Due to the fact that approximately 80% of all aircraft accidents are attributed to human factors, the issue has been widely discussed among aviation professionals for many years now. Up to 15% of these accidents are blamed on the faults of the aircraft mechanics or the engineering staff and fatigue remains one of the main issues on list of the human factors that often result in poor performance on behalf of aviation technicians. Pilots are strictly regulated and receive detailed instructions on how to deal with all human factors which might influence flight safety, but what about aviation maintenance personnel?
‘Aircraft maintenance specialists are often expected to cover long shifts most of which unavoidably involve working during unsocial hours, and plenty of overtime. In many cases aircraft technicians are required to be on call 24 hours a day. When an AOG situation appears, they cannot leave the aircraft before the malfunction is fixed. While pilots may occasionally get the chance to restore their strength during lengthy flights, fatigue has always been a particularly disturbing issue for the technical staff, since they are constantly under pressure to get the aircraft back into service ASAP,’ said the Deputy Head of FL Technics Training Dainius Sakalauskas.
The increasing number of operations dramatically stretches the need for more human resources. In order to maintain the sufficiently high quality of the provided services, maintenance personnel are forced to work longer hours. This might actually tempt them to omit checklists and opt for shortcuts in order to hasten the completion of the tasks and such prospects are highly worrisome. As the workforce increasingly moves toward shift work and alternative work arrangements, the risk of potential fatigue-related faults also rises.
Successful management of any team involves lots of training and all technical staff must be fully aware of the safety hazards caused by fatigue as well as the most effective ways of coping with it. Fortunately, various training solutions have been already developed to achieve this. The EASA Part 145 (2003) maintenance guidance indicates fatigue as one of the most topical issues that should be covered during the human factor training for all the employees of Part145 Maintenance Organizations. EASA Part 66 regulations also specify that fatigue awareness should be covered in the initial maintenance personnel training.

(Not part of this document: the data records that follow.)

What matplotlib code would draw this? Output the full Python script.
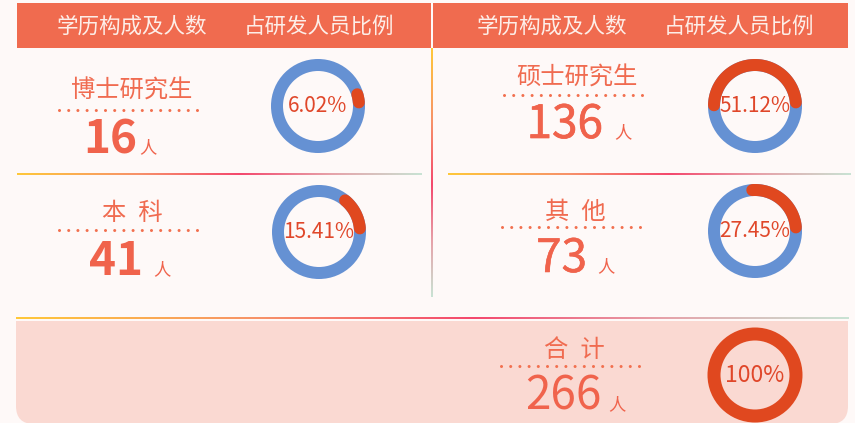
import numpy as np
import matplotlib
matplotlib.use("Agg")
import matplotlib.pyplot as plt
import matplotlib.patheffects as pe
from matplotlib.patches import Rectangle, Circle, FancyBboxPatch
from matplotlib.colors import LinearSegmentedColormap

plt.rcParams['font.family'] = ['Noto Sans CJK SC', 'DejaVu Sans']

# 数据
header_left = '学历构成及人数'
header_right = '占研发人员比例'
categories = ['博士研究生', '本科', '硕士研究生', '其他']
counts = [16, 41, 136, 73]
percents = [6.02, 15.41, 51.12, 27.45]
total_label = '合计'
total_count = 266
total_percent = 100
unit = '人'

# 每个格子的位置 (像素): 标签x, 标签y, 虚线y, 数字右边x, 基线y, "人"左边x, 圆环中心, 数字加粗
cells = [
    dict(lx=132, ly=91, dy=110, nx=137, by=153, ux=139, cx=318, cy=106, w='bold', s=0),
    dict(lx=132, ly=213, dy=230, nx=143, by=275, ux=153, cx=319, cy=232, w='bold', s=0),
    dict(lx=577, ly=78, dy=95, nx=603, by=138, ux=614, cx=755, cy=106, w='normal', s=0.5),
    dict(lx=575, ly=212, dy=227, nx=587, by=272, ux=597, cx=755, cy=231, w='normal', s=0.4),
]
total_cell = dict(lx=574, ly=350, dy=366, nx=602, by=410, ux=608, cx=755, cy=375, w='normal', s=0)

HEAD = '#F06B4F'
LABEL = '#F06B50'
NUM = '#F0634C'
BLUE = '#6591D3'
RED = '#E0481F'
PCT = '#E0472A'

grad_cmap = LinearSegmentedColormap.from_list(
    'g', [(0, '#FFC83A'), (0.3, '#F7916A'), (0.55, '#F4496E'),
          (0.78, '#E6A3AA'), (1, '#C9E3D4')])

W, H = 855, 423
fig = plt.figure(figsize=(W / 100, H / 100), dpi=100, facecolor='#FEF9F8')
ax = fig.add_axes([0, 0, 1, 1])
ax.set_facecolor('#FEF9F8')


def grad_line(x0, x1, y0, y1, vertical=False):
    g = np.linspace(0, 1, 256)
    arr = g.reshape(-1, 1) if vertical else g.reshape(1, -1)
    ax.imshow(arr, cmap=grad_cmap, extent=[x0, x1, y1, y0], aspect='auto',
              interpolation='bilinear', zorder=3)


def dotted(x0, x1, y):
    ax.plot([x0, x1], [y, y], color='#F2704F', lw=2.2, ls=(0, (0.01, 3.0)),
            dash_capstyle='round', zorder=4)


def ring(cx, cy, pct, fs=15):
    r = 41
    lw = 12 * 0.72
    if pct >= 100:
        ax.add_patch(Circle((cx, cy), r, fill=False, lw=13 * 0.72, ec=RED, zorder=4))
        label = f'{pct}%'
    else:
        ax.add_patch(Circle((cx, cy), r, fill=False, lw=lw, ec=BLUE, zorder=4))
        cap = np.degrees(6 / r) * 0.6
        a0 = 0 + cap
        a1 = max(pct * 3.6 - cap, a0 + 0.5)
        t = np.radians(np.linspace(a0, a1, 100))
        ax.plot(cx + r * np.cos(t), cy - r * np.sin(t), color=RED, lw=lw,
                solid_capstyle='round', zorder=5)
        label = f'{pct:.2f}%'
    ax.text(cx, cy, label, color=PCT, fontsize=fs, ha='center', va='center',
            zorder=6)


def cell(c, name, count, pct, pct_fs=15):
    if len(name) == 2:
        name = name[0] + '\u2002' + name[1]
    ax.text(c['lx'], c['ly'], name, color=LABEL, fontsize=17.5, ha='center',
            va='center', zorder=6)
    dotted(c['lx'] - 73, c['lx'] + 70, c['dy'])
    effects = [pe.withStroke(linewidth=c['s'], foreground=NUM)] if c['s'] else []
    ax.text(c['nx'], c['by'], str(count), color=NUM, fontsize=33,
            fontweight=c['w'], ha='right', va='baseline', zorder=6,
            path_effects=effects)
    ax.text(c['ux'], c['by'], unit, color=NUM, fontsize=12.5, ha='left',
            va='baseline', zorder=6)
    ring(c['cx'], c['cy'], pct, pct_fs)


# 表头
ax.add_patch(Rectangle((17, 3), 414, 45, color=HEAD, lw=0, zorder=2))
ax.add_patch(Rectangle((433, 3), 415, 45, color=HEAD, lw=0, zorder=2))
for x, s in [(132, header_left), (319, header_right),
             (552, header_left), (739, header_right)]:
    ax.text(x, 27, s, color='#FDEEE8', fontsize=15.5, ha='center', va='center',
            zorder=6)

# 分隔线
grad_line(17, 421, 173, 175)
grad_line(448, 850, 173, 175)
grad_line(431, 433, 48, 297, vertical=True)
grad_line(16, 848, 317, 319)

# 合计区域底色
ax.add_patch(FancyBboxPatch((16, 321), 832, 103, boxstyle='round,pad=0,rounding_size=18',
                            fc='#FAD9D2', ec='none', zorder=1))
ax.add_patch(Rectangle((16, 321), 832, 40, fc='#FAD9D2', ec='none', zorder=1))

for c, name, n, p in zip(cells, categories, counts, percents):
    cell(c, name, n, p)
cell(total_cell, total_label, total_count, total_percent, pct_fs=16.5)

ax.set_xlim(0, W)
ax.set_ylim(H, 0)
ax.axis('off')

fig.savefig('out.png', dpi=100, facecolor=fig.get_facecolor())
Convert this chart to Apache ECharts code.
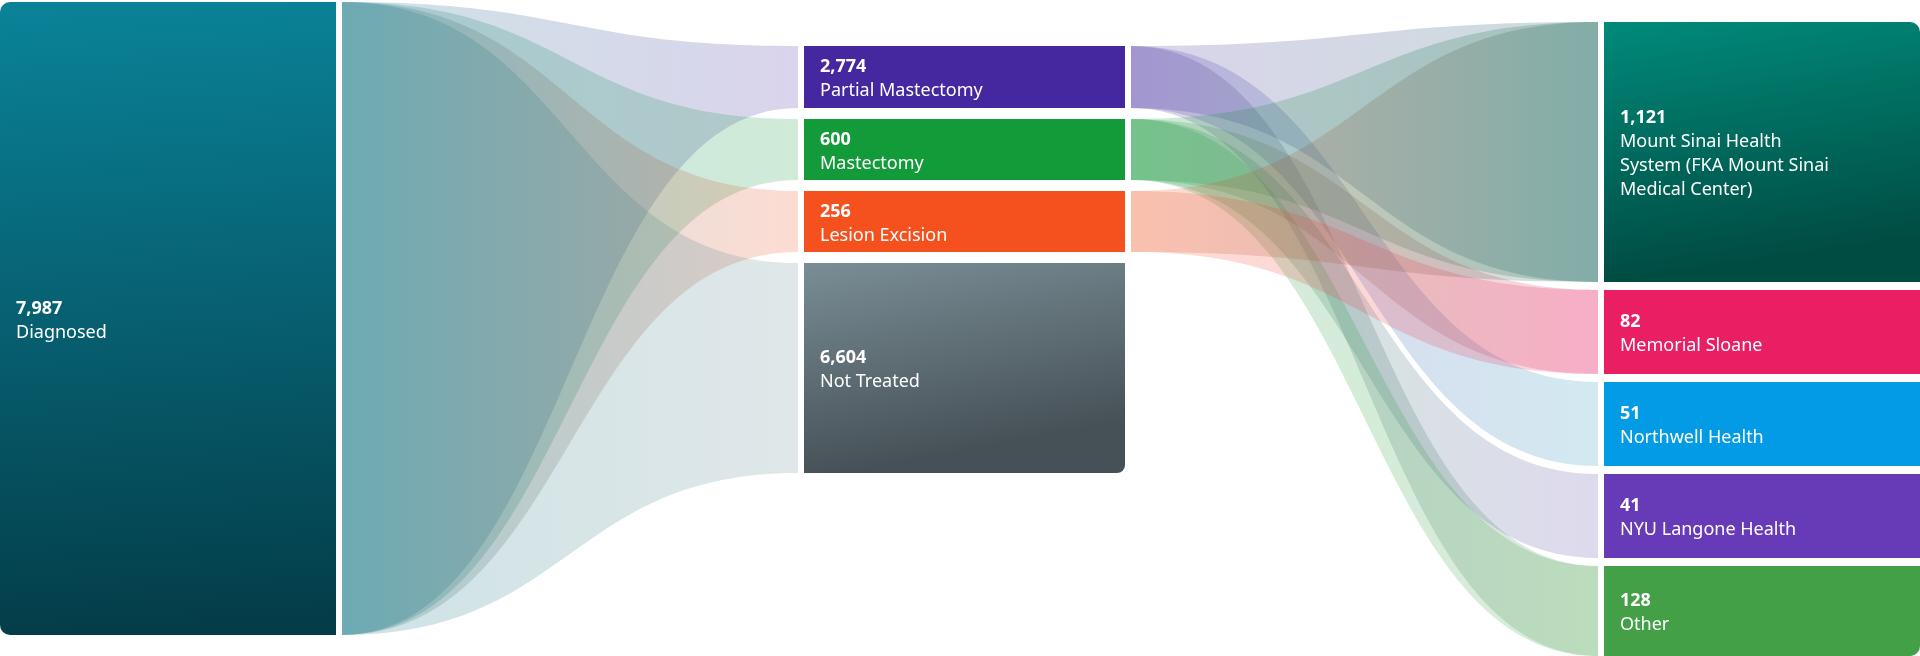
<!DOCTYPE html>
<html>
<head>
<meta charset="utf-8">
<script src="https://cdn.jsdelivr.net/npm/echarts@6/dist/echarts.min.js"></script>
<style>
  html, body { margin: 0; padding: 0; background: #ffffff; }
  #chart { width: 1920px; height: 656px; }
</style>
</head>
<body>
<div id="chart"></div>
<script>
// ---------------- DATA ----------------
const nodeNames = [
  'Diagnosed',
  'Partial Mastectomy',
  'Mastectomy',
  'Lesion Excision',
  'Not Treated',
  'Mount Sinai Health System (FKA Mount Sinai Medical Center)',
  'Memorial Sloane',
  'Northwell Health',
  'NYU Langone Health',
  'Other'
];
const nodeValues = [7987, 2774, 600, 256, 6604, 1121, 82, 51, 41, 128];
const nodeColumns = [0, 1, 1, 1, 1, 2, 2, 2, 2, 2];

// flows (source index -> target index)
const linkSources = [0, 0, 0, 0, 1, 1, 1, 2, 2, 2, 2, 3, 3];
const linkTargets = [1, 2, 3, 4, 5, 7, 9, 5, 6, 8, 9, 5, 6];

// ---------------- LAYOUT / STYLE CONFIG ----------------
const W = 1920, H = 656;
const columnLayout = [
  { x0: 0,    x1: 336,  top: 2,  gap: 0,  min: 0,  slope: 633 / 7987, offset: 0 },
  { x0: 804,  x1: 1125, top: 46, gap: 11, min: 61, slope: 0.0386,     offset: -45 },
  { x0: 1604, x1: 1920, top: 22, gap: 8,  min: 84, slope: 0.1712,     offset: 68.1 }
];
const linkPad = 6;
const linkOpacity = 0.2;
const labelPad = 16;
const labelShiftY = 2;
const labelWrap = 218;
const FONT = '"Noto Sans", "Open Sans", sans-serif';
const FONT_SIZE = 18;
const LINE_H = 24;

const nodeStyles = [
  { grad: ['#0a8399', '#043d49'], link: '#08707f', r: [10, 0, 0, 10] },
  { color: '#4527a0', link: '#4527a0' },
  { color: '#139a39', link: '#139a39' },
  { color: '#f4511e', link: '#f4511e' },
  { grad: ['#7a8d95', '#465157'], link: '#62878f', r: [0, 0, 8, 0] },
  { grad: ['#008a7a', '#004b42'], link: '#00574d', r: [0, 10, 0, 0] },
  { color: '#e91e63', link: '#e91e63' },
  { color: '#039be5', link: '#2191b8' },
  { color: '#673ab7', link: '#5b44a8' },
  { color: '#43a047', link: '#43a047', r: [0, 0, 10, 0] }
];

// ---------------- LAYOUT COMPUTATION ----------------
const layout = [];
const colCursor = columnLayout.map(c => c.top);
nodeValues.forEach((v, i) => {
  const c = columnLayout[nodeColumns[i]];
  const h = Math.max(c.min, v * c.slope + c.offset);
  const y0 = colCursor[nodeColumns[i]];
  layout[i] = { x0: c.x0, x1: c.x1, y0: y0, y1: y0 + h };
  colCursor[nodeColumns[i]] = y0 + h + c.gap;
});

const fmt = v => v.toLocaleString('en-US');

const measureCtx = document.createElement('canvas').getContext('2d');
function wrapWords(text, maxW) {
  measureCtx.font = FONT_SIZE + 'px ' + FONT;
  const words = text.split(' ');
  const lines = [];
  let cur = '';
  words.forEach(w => {
    const t = cur ? cur + ' ' + w : w;
    if (cur && measureCtx.measureText(t).width > maxW) {
      lines.push(cur);
      cur = w;
    } else {
      cur = t;
    }
  });
  if (cur) lines.push(cur);
  return lines;
}

function nodeFill(st) {
  if (st.grad) {
    return new echarts.graphic.LinearGradient(0, 0, 0.12, 1, [
      { offset: 0, color: st.grad[0] },
      { offset: 1, color: st.grad[1] }
    ]);
  }
  return st.color;
}

function renderLink(params, api) {
  const i = params.dataIndex;
  const s = layout[linkSources[i]];
  const t = layout[linkTargets[i]];
  const a0 = api.coord([s.x1 + linkPad, s.y0]);
  const a1 = api.coord([s.x1 + linkPad, s.y1]);
  const b0 = api.coord([t.x0 - linkPad, t.y0]);
  const b1 = api.coord([t.x0 - linkPad, t.y1]);
  const xm = (a0[0] + b0[0]) / 2;
  const d = 'M' + a0[0] + ',' + a0[1] +
    ' C' + xm + ',' + a0[1] + ' ' + xm + ',' + b0[1] + ' ' + b0[0] + ',' + b0[1] +
    ' L' + b1[0] + ',' + b1[1] +
    ' C' + xm + ',' + b1[1] + ' ' + xm + ',' + a1[1] + ' ' + a1[0] + ',' + a1[1] + ' Z';
  return {
    type: 'path',
    shape: { pathData: d },
    style: {
      fill: new echarts.graphic.LinearGradient(0, 0, 1, 0, [
        { offset: 0, color: nodeStyles[linkSources[i]].link },
        { offset: 1, color: nodeStyles[linkTargets[i]].link }
      ]),
      opacity: linkOpacity
    }
  };
}

function renderNode(params, api) {
  const i = params.dataIndex;
  const L = layout[i];
  const p0 = api.coord([L.x0, L.y0]);
  const p1 = api.coord([L.x1, L.y1]);
  const st = nodeStyles[i];
  const nameLines = wrapWords(nodeNames[i], labelWrap);
  const text = ['{v|' + fmt(nodeValues[i]) + '}']
    .concat(nameLines.map(l => '{n|' + l + '}'))
    .join('\n');
  return {
    type: 'group',
    children: [
      {
        type: 'rect',
        shape: { x: p0[0], y: p0[1], width: p1[0] - p0[0], height: p1[1] - p0[1], r: st.r || 0 },
        style: { fill: nodeFill(st) }
      },
      {
        type: 'text',
        x: p0[0] + labelPad,
        y: (p0[1] + p1[1]) / 2 + labelShiftY,
        style: {
          text: text,
          align: 'left',
          verticalAlign: 'middle',
          fill: '#ffffff',
          fontFamily: FONT,
          fontSize: FONT_SIZE,
          lineHeight: LINE_H,
          rich: {
            v: { fontFamily: FONT, fontSize: FONT_SIZE, fontWeight: 'bold', lineHeight: LINE_H, fill: '#ffffff' },
            n: { fontFamily: FONT, fontSize: FONT_SIZE, fontWeight: 'normal', lineHeight: LINE_H, fill: '#ffffff' }
          }
        }
      }
    ]
  };
}

const chart = echarts.init(document.getElementById('chart'), null, { renderer: 'canvas' });
chart.setOption({
  animation: false,
  backgroundColor: '#ffffff',
  grid: { left: 0, right: 0, top: 0, bottom: 0 },
  xAxis: { type: 'value', min: 0, max: W, show: false },
  yAxis: { type: 'value', min: 0, max: H, inverse: true, show: false },
  series: [
    {
      type: 'custom',
      name: 'flows',
      coordinateSystem: 'cartesian2d',
      silent: true,
      renderItem: renderLink,
      data: linkSources.map((s, i) => [s, linkTargets[i]])
    },
    {
      type: 'custom',
      name: 'stages',
      coordinateSystem: 'cartesian2d',
      silent: true,
      renderItem: renderNode,
      data: nodeValues.map((v, i) => [i, v])
    }
  ]
});
</script>
</body>
</html>
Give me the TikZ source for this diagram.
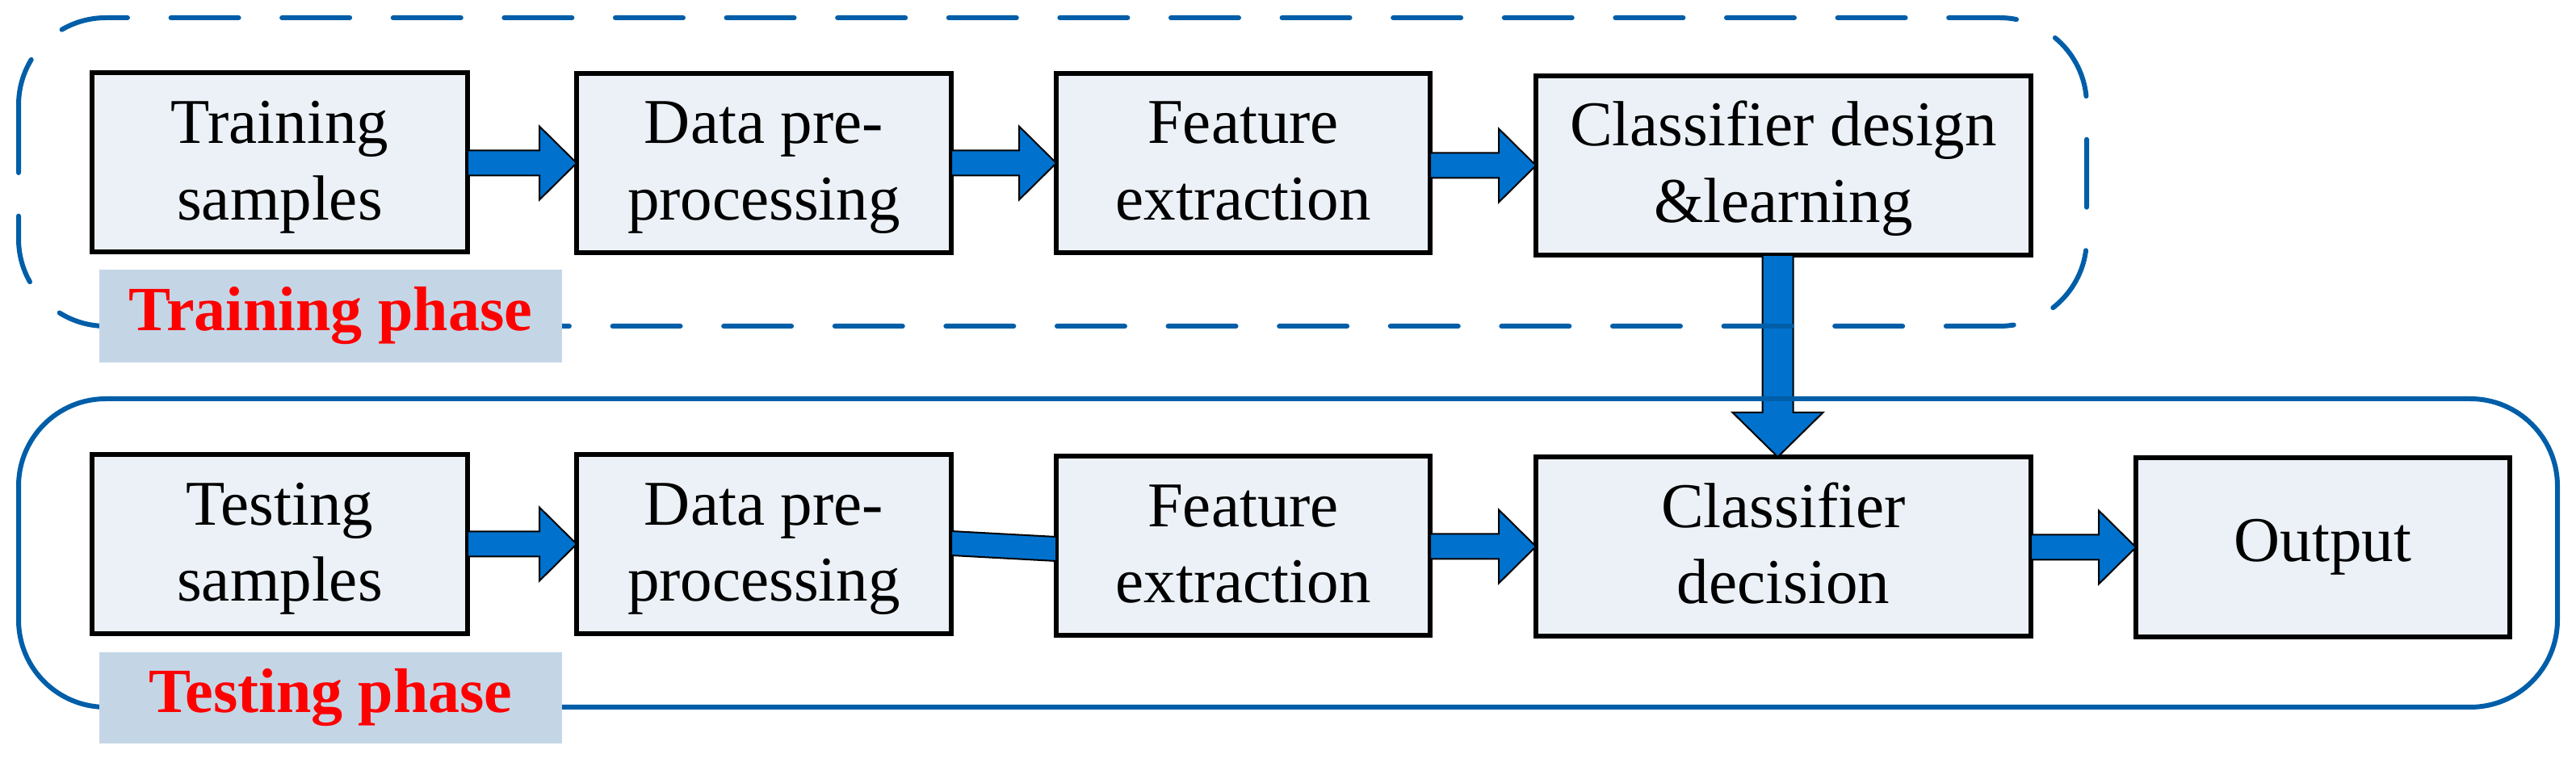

‘Few would argue that proper training as concerns all human factors, fatigue risk management and safety management systems is a must in the aviation industry. Most of the programs are designed to enable all aircraft technicians and engineers to handle any fatigue-related risks. With the help of various training courses both technical and managerial staff is provided with the knowledge about all possible dangers and potential consequences of fatigue, as well as about the ways of overcoming the key risk factors. The key is to educate employees and supervisors who can bring positive changes to their workplace in order to minimize any risks. Avoiding fatigue in the workplace is something that any maintenance company should pay paramount attention to’ commented D.Sakalauskas.